## What you should do
Return each line holding the string "that".

Start Material for the task

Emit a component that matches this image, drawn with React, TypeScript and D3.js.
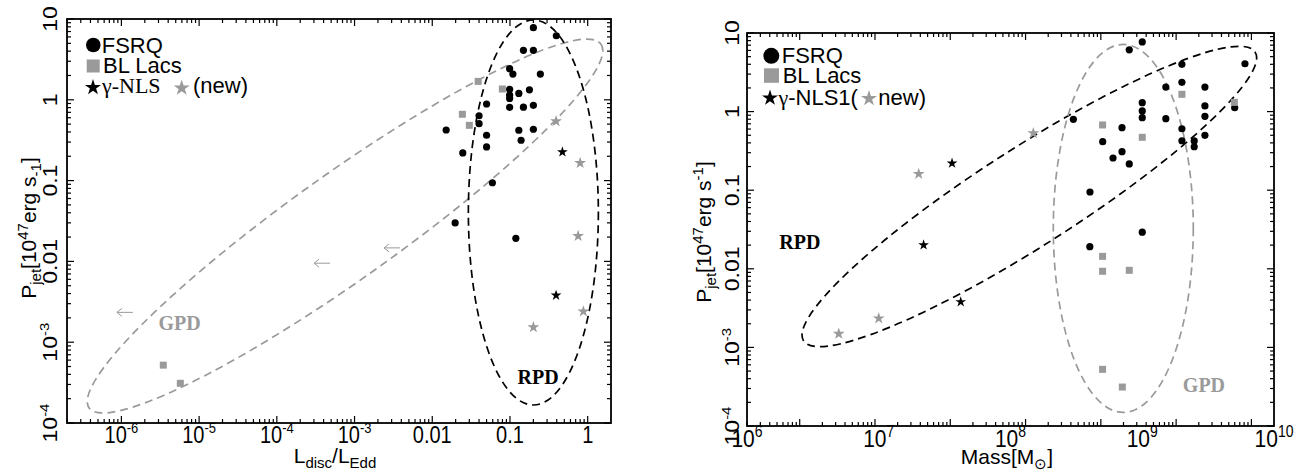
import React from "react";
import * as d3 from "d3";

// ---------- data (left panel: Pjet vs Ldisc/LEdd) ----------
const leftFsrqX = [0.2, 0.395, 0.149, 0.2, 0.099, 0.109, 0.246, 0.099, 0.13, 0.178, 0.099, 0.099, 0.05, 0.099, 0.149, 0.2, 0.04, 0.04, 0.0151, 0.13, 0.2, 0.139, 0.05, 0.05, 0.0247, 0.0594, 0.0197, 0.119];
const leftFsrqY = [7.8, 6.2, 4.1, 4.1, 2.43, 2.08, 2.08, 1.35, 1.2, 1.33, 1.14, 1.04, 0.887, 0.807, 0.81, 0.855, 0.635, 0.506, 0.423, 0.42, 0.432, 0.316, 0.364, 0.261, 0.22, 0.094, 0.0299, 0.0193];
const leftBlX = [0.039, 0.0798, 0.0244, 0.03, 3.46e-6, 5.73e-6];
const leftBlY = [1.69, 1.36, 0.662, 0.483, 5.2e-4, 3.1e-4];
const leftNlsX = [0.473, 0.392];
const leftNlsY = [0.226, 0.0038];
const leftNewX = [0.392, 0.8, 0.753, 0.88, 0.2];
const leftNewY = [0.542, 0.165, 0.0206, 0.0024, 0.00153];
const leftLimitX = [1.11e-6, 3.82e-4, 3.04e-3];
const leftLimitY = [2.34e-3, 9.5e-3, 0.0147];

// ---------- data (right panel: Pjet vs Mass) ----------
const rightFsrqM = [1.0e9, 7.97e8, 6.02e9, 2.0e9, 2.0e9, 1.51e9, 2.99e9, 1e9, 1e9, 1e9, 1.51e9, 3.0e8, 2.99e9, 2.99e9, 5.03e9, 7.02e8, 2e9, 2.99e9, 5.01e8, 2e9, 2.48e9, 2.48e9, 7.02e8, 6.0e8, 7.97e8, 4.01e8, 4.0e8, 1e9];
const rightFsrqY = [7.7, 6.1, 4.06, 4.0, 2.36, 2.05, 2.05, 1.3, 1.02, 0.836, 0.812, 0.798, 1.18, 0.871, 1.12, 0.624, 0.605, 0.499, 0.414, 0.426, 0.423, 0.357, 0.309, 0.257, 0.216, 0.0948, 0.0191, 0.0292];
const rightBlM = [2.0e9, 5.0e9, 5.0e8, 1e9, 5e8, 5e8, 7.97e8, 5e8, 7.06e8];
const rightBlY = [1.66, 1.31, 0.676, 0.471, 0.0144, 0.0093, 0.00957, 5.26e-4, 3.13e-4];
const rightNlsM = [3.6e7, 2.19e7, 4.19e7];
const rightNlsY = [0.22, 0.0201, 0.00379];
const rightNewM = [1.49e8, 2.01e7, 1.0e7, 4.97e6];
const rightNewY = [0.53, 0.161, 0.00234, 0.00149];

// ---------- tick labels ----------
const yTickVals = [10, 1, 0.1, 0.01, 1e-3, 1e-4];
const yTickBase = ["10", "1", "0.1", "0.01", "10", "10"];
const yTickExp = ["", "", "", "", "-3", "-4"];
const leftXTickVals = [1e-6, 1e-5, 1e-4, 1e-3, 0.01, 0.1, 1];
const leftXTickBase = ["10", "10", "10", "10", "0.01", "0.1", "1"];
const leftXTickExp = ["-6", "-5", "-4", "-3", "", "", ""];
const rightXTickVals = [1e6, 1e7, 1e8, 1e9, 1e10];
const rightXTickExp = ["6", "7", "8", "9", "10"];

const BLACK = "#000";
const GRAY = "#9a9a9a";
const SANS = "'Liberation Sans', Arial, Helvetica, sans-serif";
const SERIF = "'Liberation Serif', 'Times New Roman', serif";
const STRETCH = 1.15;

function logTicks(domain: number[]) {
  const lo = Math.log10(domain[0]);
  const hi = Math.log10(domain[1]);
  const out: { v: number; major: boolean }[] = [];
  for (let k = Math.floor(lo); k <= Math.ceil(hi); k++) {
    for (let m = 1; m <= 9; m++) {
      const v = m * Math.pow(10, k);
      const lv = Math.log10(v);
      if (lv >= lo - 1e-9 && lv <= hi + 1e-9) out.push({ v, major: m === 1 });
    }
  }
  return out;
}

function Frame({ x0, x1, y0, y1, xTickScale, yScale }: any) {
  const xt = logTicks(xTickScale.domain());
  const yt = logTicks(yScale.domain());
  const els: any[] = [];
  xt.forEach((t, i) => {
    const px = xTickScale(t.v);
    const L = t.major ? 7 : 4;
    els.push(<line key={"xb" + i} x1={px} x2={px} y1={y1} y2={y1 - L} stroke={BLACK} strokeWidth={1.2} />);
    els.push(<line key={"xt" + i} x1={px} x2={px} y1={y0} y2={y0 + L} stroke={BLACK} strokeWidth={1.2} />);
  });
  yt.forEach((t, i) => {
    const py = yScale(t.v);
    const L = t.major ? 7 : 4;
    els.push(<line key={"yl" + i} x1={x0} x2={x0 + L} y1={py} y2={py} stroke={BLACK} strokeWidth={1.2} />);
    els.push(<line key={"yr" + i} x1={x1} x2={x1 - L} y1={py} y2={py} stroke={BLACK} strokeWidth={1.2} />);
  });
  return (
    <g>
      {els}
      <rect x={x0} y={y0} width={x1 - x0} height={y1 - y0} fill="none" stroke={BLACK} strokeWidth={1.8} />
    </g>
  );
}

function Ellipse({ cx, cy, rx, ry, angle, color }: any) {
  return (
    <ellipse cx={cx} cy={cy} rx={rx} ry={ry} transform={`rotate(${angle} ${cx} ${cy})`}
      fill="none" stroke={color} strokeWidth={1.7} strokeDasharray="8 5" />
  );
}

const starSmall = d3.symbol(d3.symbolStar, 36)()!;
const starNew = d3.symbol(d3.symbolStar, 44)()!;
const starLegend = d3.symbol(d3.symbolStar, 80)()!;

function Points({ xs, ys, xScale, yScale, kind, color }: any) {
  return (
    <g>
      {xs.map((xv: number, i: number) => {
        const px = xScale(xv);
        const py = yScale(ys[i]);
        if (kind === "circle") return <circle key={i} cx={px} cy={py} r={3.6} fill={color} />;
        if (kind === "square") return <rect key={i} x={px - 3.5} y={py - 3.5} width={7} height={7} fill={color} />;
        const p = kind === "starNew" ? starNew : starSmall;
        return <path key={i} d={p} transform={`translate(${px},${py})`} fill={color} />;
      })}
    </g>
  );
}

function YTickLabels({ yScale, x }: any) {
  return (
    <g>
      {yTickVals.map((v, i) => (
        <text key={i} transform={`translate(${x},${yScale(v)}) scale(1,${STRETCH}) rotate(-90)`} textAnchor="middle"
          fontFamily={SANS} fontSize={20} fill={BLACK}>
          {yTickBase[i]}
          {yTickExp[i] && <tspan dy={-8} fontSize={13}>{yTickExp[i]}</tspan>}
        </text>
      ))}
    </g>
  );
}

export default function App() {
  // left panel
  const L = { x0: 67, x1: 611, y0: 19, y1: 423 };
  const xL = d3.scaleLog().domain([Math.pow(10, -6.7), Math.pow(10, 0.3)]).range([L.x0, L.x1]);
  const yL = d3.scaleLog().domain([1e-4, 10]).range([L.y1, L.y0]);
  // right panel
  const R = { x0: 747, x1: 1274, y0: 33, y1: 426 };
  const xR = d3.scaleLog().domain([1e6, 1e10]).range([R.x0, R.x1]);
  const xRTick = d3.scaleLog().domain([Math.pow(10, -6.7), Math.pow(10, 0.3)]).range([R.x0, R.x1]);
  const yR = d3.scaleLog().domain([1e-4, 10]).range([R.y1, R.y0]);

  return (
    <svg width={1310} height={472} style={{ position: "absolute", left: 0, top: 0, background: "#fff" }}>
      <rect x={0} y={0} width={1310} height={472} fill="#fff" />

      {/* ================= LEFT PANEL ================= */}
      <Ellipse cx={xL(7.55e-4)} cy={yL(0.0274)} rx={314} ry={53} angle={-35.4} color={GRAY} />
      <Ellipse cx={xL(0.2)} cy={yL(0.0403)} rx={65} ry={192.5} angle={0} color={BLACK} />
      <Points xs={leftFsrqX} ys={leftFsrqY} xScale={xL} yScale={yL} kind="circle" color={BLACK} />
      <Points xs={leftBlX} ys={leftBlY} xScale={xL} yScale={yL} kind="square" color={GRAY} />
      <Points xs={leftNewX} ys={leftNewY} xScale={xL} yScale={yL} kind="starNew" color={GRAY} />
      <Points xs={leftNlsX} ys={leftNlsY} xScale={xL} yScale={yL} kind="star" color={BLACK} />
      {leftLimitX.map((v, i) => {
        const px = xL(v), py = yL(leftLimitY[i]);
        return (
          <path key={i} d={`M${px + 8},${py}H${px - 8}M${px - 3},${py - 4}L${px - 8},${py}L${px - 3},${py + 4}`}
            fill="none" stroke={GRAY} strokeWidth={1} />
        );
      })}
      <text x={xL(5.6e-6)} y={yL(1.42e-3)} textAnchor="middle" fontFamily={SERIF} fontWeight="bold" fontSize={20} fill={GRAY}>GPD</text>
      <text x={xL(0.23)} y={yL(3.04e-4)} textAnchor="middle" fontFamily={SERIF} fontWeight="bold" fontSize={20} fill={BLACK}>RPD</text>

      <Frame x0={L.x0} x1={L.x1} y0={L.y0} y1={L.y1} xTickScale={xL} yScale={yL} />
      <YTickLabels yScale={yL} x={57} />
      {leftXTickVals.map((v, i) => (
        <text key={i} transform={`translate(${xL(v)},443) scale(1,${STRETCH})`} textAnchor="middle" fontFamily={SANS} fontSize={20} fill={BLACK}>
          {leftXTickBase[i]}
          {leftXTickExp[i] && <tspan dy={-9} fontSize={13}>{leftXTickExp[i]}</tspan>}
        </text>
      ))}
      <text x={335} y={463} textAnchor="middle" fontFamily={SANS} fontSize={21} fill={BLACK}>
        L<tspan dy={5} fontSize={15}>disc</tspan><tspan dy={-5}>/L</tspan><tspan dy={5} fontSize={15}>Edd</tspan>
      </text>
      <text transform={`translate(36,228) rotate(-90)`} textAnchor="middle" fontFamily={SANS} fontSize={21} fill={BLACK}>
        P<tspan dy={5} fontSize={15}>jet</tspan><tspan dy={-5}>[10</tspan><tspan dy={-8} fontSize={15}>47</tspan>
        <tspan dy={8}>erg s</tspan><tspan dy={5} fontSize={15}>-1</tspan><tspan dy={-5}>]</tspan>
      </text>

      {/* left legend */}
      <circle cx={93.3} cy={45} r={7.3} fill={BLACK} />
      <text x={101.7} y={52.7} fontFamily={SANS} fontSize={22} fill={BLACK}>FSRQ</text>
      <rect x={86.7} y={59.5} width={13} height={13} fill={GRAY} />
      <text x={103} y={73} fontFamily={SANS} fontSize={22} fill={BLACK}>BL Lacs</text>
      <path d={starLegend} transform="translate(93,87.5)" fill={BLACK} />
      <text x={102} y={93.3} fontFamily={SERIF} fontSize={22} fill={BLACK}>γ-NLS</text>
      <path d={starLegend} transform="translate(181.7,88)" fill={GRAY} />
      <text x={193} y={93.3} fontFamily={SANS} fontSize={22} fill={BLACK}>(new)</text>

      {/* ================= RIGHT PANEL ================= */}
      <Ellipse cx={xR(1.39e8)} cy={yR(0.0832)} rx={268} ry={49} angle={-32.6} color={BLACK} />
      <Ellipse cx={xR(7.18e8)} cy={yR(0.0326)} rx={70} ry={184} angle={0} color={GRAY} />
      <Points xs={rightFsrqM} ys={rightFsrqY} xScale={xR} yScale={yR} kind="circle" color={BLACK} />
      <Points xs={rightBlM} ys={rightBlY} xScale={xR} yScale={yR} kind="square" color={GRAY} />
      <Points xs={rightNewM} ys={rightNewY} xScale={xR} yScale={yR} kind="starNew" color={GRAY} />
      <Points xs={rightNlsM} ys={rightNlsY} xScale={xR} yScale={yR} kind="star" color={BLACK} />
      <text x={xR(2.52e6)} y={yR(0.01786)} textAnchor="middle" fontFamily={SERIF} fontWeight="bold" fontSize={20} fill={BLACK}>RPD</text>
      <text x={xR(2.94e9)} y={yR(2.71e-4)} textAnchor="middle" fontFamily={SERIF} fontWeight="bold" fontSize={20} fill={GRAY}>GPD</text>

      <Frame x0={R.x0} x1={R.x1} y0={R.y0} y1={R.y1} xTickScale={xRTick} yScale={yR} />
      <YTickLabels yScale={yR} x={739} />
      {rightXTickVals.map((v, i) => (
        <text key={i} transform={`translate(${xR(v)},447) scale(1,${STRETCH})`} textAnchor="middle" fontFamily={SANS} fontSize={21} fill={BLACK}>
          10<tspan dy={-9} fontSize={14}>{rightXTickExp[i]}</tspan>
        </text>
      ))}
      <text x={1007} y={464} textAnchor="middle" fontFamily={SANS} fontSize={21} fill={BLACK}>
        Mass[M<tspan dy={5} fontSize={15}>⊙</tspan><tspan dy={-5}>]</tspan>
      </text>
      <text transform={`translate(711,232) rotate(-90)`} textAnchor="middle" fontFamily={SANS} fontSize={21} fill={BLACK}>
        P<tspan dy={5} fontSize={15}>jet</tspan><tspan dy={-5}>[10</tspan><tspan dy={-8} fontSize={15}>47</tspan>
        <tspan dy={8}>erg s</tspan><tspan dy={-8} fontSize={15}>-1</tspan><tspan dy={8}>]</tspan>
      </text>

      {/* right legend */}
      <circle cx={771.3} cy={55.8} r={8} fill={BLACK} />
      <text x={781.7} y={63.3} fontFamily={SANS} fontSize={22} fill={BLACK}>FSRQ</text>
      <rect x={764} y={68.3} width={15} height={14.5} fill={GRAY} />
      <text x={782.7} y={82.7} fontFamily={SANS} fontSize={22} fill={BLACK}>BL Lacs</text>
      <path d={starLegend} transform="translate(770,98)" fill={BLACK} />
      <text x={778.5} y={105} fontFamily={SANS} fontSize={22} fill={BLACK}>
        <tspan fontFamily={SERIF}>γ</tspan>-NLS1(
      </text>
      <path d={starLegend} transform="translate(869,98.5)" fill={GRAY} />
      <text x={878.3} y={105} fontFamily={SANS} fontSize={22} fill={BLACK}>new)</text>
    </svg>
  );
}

End Material for the task
Start Material for the task

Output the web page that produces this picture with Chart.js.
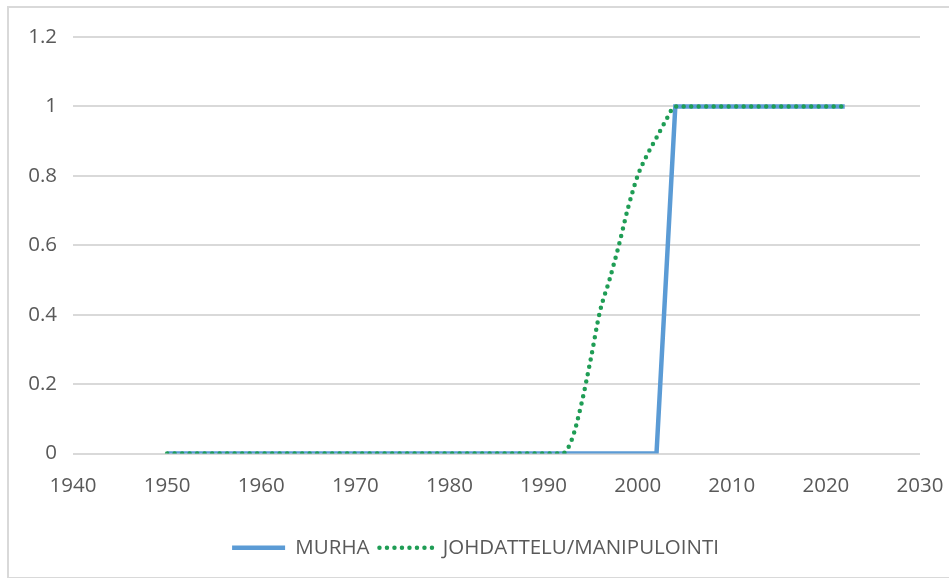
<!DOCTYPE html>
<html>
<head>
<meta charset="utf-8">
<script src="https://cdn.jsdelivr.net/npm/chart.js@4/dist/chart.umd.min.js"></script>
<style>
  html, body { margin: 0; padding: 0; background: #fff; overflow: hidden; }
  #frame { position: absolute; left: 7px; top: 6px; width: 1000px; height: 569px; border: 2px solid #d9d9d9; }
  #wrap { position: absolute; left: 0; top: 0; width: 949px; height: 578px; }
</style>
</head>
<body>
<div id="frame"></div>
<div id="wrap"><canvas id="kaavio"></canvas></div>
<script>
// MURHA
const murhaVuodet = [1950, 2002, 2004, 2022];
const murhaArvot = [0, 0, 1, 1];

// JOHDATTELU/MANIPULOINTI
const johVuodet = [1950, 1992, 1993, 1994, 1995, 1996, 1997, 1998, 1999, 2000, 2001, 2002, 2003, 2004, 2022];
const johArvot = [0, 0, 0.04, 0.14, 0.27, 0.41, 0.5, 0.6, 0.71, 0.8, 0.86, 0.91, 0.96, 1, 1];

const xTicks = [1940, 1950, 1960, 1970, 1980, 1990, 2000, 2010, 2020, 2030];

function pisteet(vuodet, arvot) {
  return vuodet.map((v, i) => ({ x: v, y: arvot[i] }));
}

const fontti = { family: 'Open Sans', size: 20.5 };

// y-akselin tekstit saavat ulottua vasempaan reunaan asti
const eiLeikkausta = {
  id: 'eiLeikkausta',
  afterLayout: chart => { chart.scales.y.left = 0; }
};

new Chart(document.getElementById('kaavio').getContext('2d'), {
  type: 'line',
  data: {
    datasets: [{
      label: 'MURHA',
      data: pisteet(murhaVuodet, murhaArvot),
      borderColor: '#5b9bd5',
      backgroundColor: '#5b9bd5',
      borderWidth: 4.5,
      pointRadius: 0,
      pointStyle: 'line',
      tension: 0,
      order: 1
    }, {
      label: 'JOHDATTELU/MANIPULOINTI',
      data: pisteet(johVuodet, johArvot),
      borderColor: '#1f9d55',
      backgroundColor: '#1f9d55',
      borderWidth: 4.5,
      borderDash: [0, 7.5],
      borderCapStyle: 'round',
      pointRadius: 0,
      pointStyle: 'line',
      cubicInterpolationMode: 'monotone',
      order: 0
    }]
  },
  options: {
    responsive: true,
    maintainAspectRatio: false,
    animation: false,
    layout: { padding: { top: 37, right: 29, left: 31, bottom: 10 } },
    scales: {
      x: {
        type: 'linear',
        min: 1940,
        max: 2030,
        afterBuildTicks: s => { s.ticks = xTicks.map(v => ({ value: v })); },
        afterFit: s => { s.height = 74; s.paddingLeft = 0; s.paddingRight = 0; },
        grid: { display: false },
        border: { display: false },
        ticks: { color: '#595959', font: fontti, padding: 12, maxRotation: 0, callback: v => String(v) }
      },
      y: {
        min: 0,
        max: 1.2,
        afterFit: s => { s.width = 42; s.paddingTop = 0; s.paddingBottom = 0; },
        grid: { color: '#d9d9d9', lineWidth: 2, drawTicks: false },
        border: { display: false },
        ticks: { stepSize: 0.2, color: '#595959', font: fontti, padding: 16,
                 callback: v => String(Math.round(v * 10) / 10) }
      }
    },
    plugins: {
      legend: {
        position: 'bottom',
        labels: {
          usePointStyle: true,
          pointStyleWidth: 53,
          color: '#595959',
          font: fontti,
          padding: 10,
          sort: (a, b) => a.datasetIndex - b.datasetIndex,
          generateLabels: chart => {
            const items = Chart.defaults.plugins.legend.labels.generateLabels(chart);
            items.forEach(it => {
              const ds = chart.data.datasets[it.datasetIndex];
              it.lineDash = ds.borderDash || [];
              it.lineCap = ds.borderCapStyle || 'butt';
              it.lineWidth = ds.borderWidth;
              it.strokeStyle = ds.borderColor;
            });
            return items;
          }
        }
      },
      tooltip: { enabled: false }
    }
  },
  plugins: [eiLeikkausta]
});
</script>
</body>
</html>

End Material for the task
Start Material for the task

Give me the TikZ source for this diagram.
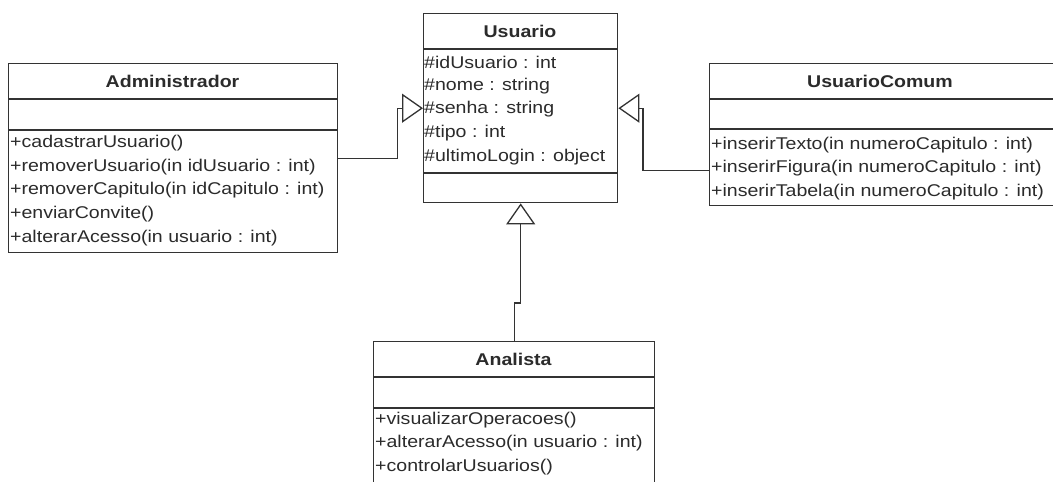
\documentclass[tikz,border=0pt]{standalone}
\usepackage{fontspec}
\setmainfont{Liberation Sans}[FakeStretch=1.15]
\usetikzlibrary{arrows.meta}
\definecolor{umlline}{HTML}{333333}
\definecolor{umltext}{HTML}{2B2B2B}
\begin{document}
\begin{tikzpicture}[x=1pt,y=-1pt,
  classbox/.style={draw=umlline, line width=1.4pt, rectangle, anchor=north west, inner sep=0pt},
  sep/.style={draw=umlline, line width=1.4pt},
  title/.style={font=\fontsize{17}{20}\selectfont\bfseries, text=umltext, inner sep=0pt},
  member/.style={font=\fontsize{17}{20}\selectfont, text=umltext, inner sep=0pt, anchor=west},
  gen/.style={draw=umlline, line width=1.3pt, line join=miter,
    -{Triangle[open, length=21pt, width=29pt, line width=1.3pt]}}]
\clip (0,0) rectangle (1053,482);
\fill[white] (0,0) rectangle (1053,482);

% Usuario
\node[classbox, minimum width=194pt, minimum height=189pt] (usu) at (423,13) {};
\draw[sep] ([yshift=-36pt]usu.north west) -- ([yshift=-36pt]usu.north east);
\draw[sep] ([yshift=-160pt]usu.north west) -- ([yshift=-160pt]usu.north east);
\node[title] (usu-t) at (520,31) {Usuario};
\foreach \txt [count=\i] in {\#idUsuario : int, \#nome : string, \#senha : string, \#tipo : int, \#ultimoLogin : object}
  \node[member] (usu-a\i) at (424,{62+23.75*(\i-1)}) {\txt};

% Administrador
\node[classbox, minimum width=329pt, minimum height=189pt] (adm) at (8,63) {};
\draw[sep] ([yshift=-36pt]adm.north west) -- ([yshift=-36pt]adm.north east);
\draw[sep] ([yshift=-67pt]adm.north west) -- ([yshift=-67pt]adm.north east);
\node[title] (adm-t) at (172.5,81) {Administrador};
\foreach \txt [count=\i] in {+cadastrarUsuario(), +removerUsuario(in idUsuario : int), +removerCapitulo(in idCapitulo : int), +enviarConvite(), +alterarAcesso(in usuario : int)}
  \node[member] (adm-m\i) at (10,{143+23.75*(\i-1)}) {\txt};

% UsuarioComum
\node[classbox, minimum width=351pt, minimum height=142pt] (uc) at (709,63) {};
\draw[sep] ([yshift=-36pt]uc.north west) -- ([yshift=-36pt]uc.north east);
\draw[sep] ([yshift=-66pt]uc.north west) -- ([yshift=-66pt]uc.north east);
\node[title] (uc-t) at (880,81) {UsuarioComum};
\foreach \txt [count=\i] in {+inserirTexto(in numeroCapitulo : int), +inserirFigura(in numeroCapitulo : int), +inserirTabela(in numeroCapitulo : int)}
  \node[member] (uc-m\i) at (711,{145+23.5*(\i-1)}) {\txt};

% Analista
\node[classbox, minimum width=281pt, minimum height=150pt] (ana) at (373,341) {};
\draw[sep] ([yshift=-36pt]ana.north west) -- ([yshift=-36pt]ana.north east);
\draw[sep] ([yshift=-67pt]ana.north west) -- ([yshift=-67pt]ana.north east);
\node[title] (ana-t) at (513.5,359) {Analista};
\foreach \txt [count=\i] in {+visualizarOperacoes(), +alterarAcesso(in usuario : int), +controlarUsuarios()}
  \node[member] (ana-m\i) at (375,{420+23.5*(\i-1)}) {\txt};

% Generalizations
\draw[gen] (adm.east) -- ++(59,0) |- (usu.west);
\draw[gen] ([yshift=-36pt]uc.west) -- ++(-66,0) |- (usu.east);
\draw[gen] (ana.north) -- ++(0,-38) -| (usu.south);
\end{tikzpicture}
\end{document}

End Material for the task

## Answer
Emit a component that matches this image, drawn with React, TypeScript and D3.js.
Output the web page that produces this picture with Chart.js.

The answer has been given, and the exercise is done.